Date of Completion

4-20-2020

Embargo Period

4-21-2023

Keywords

Asset Pricing Model, Recursive Preferences, Group Fixed Effect Model, Clustering, Kmeans, Low-rank Approximation

Major Advisor

Chihwa Kao

Associate Advisor

Min Seong Kim

Associate Advisor

Jungbin Hwang

Field of Study

Economics

Degree

Doctor of Philosophy

Open Access

Open Access

Abstract

This dissertation contains three chapters. In the first chapter, I investigate why there exists considerable variation in estimates of the coefficient of relative risk aversion (CRRA) and the elasticity of intertemporal substitution (EIS) in the consumption-based asset pricing model with Epstein and Zin (1989) preferences. I find the Epstein and Zin (1989) structure collapses to the time-separable structure when returns are within a reasonable range. I also show the choice of parameters might lead to an "ill-behaved" conditional moment, which might cause either the GMM method to get "stuck," or the estimates do not move much from the starting points. The second and third chapters are about the estimation of latent group heterogeneities in panel data.
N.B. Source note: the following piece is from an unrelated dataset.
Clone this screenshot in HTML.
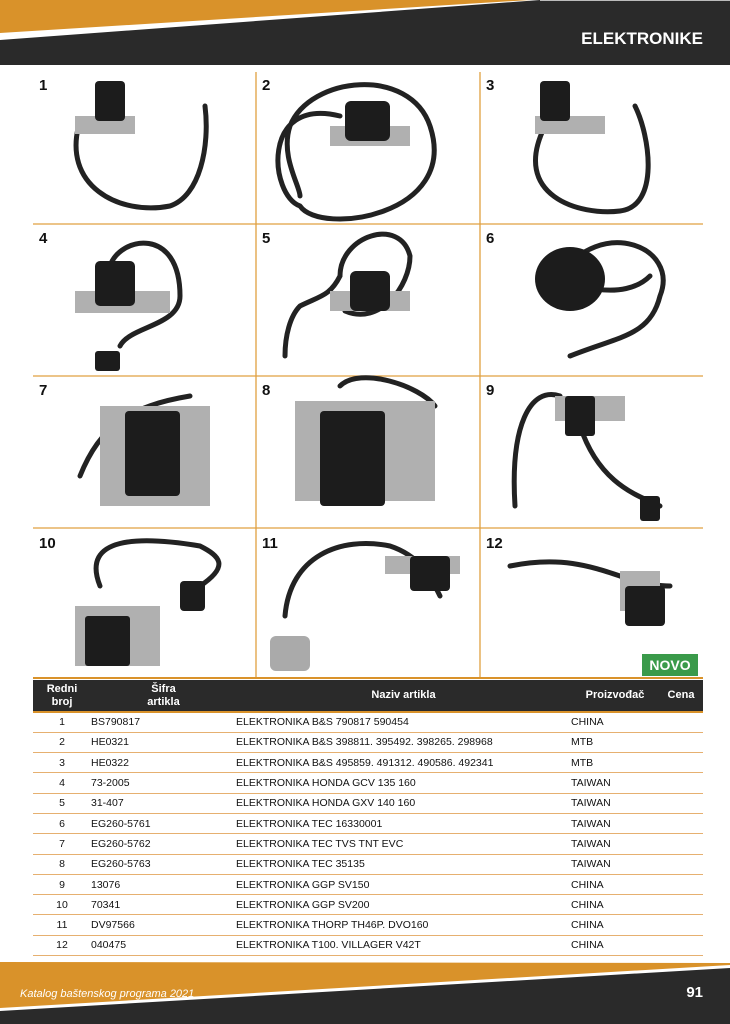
<!DOCTYPE html>
<html><head><meta charset="utf-8"><style>
*{margin:0;padding:0;box-sizing:border-box}
body{width:730px;height:1024px;position:relative;background:#fff;font-family:"Liberation Sans",sans-serif;overflow:hidden}
.abs{position:absolute}
.num{position:absolute;font-weight:bold;font-size:15px;color:#111}
table{position:absolute;left:33px;top:680px;width:670px;border-collapse:collapse;font-size:10.5px;color:#111}
th{background:#2a2a2a;color:#fff;font-size:11px;font-weight:bold;height:32px;line-height:13px;border-bottom:2px solid #d9922a}
td{height:20.3px;border-bottom:1.5px solid #e6b070;padding:0}
</style></head><body>
<svg class="abs" style="left:0;top:0" width="730" height="70">
<polygon points="0,0 530,0 0,33" fill="#d9922a"/>
<polygon points="0,40 540,0 730,0 730,65 0,65" fill="#2a2a2a"/>
<line x1="540" y1="0.5" x2="730" y2="0.5" stroke="#bbb"/>
<text x="703" y="44" text-anchor="end" fill="#fff" font-family="Liberation Sans" font-weight="bold" font-size="17">ELEKTRONIKE</text>
</svg>
<svg class="abs" style="left:0;top:66" width="730" height="614">
<g stroke="#e0a040" stroke-width="1.3">
<line x1="256" y1="6" x2="256" y2="612"/><line x1="480" y1="6" x2="480" y2="612"/>
<line x1="33" y1="158" x2="703" y2="158"/><line x1="33" y1="310" x2="703" y2="310"/><line x1="33" y1="462" x2="703" y2="462"/>
</g>
<line x1="33" y1="612" x2="703" y2="612" stroke="#d9922a" stroke-width="2"/>
<g fill="none" stroke="#222" stroke-width="5" stroke-linecap="round">
<path d="M80,55 C60,120 120,150 170,140 C200,130 210,80 205,40"/>
<path d="M340,50 C260,30 270,130 300,140 M300,140 C320,170 460,150 430,60 C410,0 310,10 290,60 C280,90 300,120 300,130"/>
<path d="M545,60 C510,130 580,150 620,145 C660,140 650,70 635,40"/>
<path d="M110,200 C120,170 180,160 180,230 C180,260 130,260 120,280"/>
<path d="M345,245 C380,260 410,220 410,190 C400,150 340,170 340,210 C330,230 320,230 300,240 C290,250 285,270 285,290"/>
<path d="M560,210 C600,150 680,180 660,230 C650,270 620,270 570,290 M580,220 C620,230 640,220 650,210"/>
<path d="M190,330 C130,340 100,360 80,410"/>
<path d="M340,320 C360,300 420,320 435,340"/>
<path d="M560,330 C530,320 510,360 515,440 M580,360 C600,420 640,430 660,440"/>
<path d="M100,520 C80,470 140,470 200,480 C220,490 230,500 200,520"/>
<path d="M285,550 C290,490 340,470 390,480 C420,490 430,510 440,530"/>
<path d="M510,500 C560,490 590,500 620,510 C640,520 670,520 670,520"/>
</g>
<g fill="#b0b0b0">
<rect x="75" y="50" width="60" height="18"/><rect x="330" y="60" width="80" height="20"/><rect x="535" y="50" width="70" height="18"/>
<rect x="75" y="225" width="95" height="22"/><rect x="330" y="225" width="80" height="20"/><rect x="100" y="340" width="110" height="100"/>
<rect x="295" y="335" width="140" height="100"/><rect x="555" y="330" width="70" height="25"/><rect x="75" y="540" width="85" height="60"/>
<rect x="385" y="490" width="75" height="18"/><rect x="620" y="505" width="40" height="40"/>
</g>
<g fill="#1c1c1c">
<rect x="95" y="15" width="30" height="40" rx="4"/><rect x="345" y="35" width="45" height="40" rx="6"/><rect x="540" y="15" width="30" height="40" rx="4"/>
<rect x="95" y="195" width="40" height="45" rx="5"/><rect x="350" y="205" width="40" height="40" rx="6"/><ellipse cx="570" cy="213" rx="35" ry="32"/>
<rect x="125" y="345" width="55" height="85" rx="4"/><rect x="320" y="345" width="65" height="95" rx="4"/><rect x="565" y="330" width="30" height="40" rx="3"/>
<rect x="85" y="550" width="45" height="50" rx="3"/><rect x="410" y="490" width="40" height="35" rx="4"/><rect x="625" y="520" width="40" height="40" rx="4"/>
<rect x="95" y="285" width="25" height="20" rx="3"/><rect x="180" y="515" width="25" height="30" rx="4"/><rect x="640" y="430" width="20" height="25" rx="3"/>
</g>
<rect x="270" y="570" width="40" height="35" rx="6" fill="#aaa"/>
<rect x="642" y="588" width="56" height="22" fill="#3a9a4a"/>
<text x="670" y="604" text-anchor="middle" fill="#fff" font-family="Liberation Sans" font-weight="bold" font-size="14">NOVO</text>
</svg>
<div class="num" style="left:39px;top:77px">1</div><div class="num" style="left:262px;top:77px">2</div><div class="num" style="left:486px;top:77px">3</div>
<div class="num" style="left:39px;top:230px">4</div><div class="num" style="left:262px;top:230px">5</div><div class="num" style="left:486px;top:230px">6</div>
<div class="num" style="left:39px;top:382px">7</div><div class="num" style="left:262px;top:382px">8</div><div class="num" style="left:486px;top:382px">9</div>
<div class="num" style="left:39px;top:535px">10</div><div class="num" style="left:262px;top:535px">11</div><div class="num" style="left:486px;top:535px">12</div>
<table>
<colgroup><col style="width:58px"><col style="width:145px"><col style="width:335px"><col style="width:88px"><col style="width:44px"></colgroup>
<tr><th>Redni<br>broj</th><th>Šifra<br>artikla</th><th>Naziv artikla</th><th>Proizvođač</th><th>Cena</th></tr>
<tr><td style="text-align:center">1</td><td>BS790817</td><td>ELEKTRONIKA B&amp;S 790817 590454</td><td>CHINA</td><td></td></tr>
<tr><td style="text-align:center">2</td><td>HE0321</td><td>ELEKTRONIKA B&amp;S 398811. 395492. 398265. 298968</td><td>MTB</td><td></td></tr>
<tr><td style="text-align:center">3</td><td>HE0322</td><td>ELEKTRONIKA B&amp;S 495859. 491312. 490586. 492341</td><td>MTB</td><td></td></tr>
<tr><td style="text-align:center">4</td><td>73-2005</td><td>ELEKTRONIKA HONDA GCV 135 160</td><td>TAIWAN</td><td></td></tr>
<tr><td style="text-align:center">5</td><td>31-407</td><td>ELEKTRONIKA HONDA GXV 140 160</td><td>TAIWAN</td><td></td></tr>
<tr><td style="text-align:center">6</td><td>EG260-5761</td><td>ELEKTRONIKA TEC 16330001</td><td>TAIWAN</td><td></td></tr>
<tr><td style="text-align:center">7</td><td>EG260-5762</td><td>ELEKTRONIKA TEC TVS TNT EVC</td><td>TAIWAN</td><td></td></tr>
<tr><td style="text-align:center">8</td><td>EG260-5763</td><td>ELEKTRONIKA TEC 35135</td><td>TAIWAN</td><td></td></tr>
<tr><td style="text-align:center">9</td><td>13076</td><td>ELEKTRONIKA GGP SV150</td><td>CHINA</td><td></td></tr>
<tr><td style="text-align:center">10</td><td>70341</td><td>ELEKTRONIKA GGP SV200</td><td>CHINA</td><td></td></tr>
<tr><td style="text-align:center">11</td><td>DV97566</td><td>ELEKTRONIKA THORP TH46P. DVO160</td><td>CHINA</td><td></td></tr>
<tr><td style="text-align:center">12</td><td>040475</td><td>ELEKTRONIKA T100. VILLAGER V42T</td><td>CHINA</td><td></td></tr>
</table>
<svg class="abs" style="left:0;top:955" width="730" height="69">
<polygon points="0,7 730,8 730,10 0,53" fill="#d9922a"/>
<polygon points="0,56 730,13 730,69 0,69" fill="#2a2a2a"/>
<text x="20" y="42" fill="#fff" font-family="Liberation Sans" font-style="italic" font-size="11">Katalog baštenskog programa 2021</text>
<text x="703" y="42" text-anchor="end" fill="#fff" font-family="Liberation Sans" font-weight="bold" font-size="15">91</text>
</svg>
</body></html>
In chapter two, I propose a Mahalanobis metric based k-means algorithm (KMM) for group membership estimation in linear panel data models with time-varying grouped fixed effects by Bonhomme and Manresa (2015). The proposed method improves the accuracy of estimates by taking serial correlation and heteroscedasticity into account. I also derive the optimal beta for group membership estimation and show that it may be different from the true coefficient parameter. Since the optimal beta is not feasible in practice, I propose the data-driven selection method for its implementation. In the third chapter, I develop a novel approach to estimate causal parameters and latent group heterogeneities in two independent steps without an iteration procedure. In the existing literature, the estimation of coefficients depend on the estimation of grouping, and vice versa, which may lead to significant estimation error if any step is misleading. My approach applies to a linear panel data model with either time-varying or interactive group fixed effects.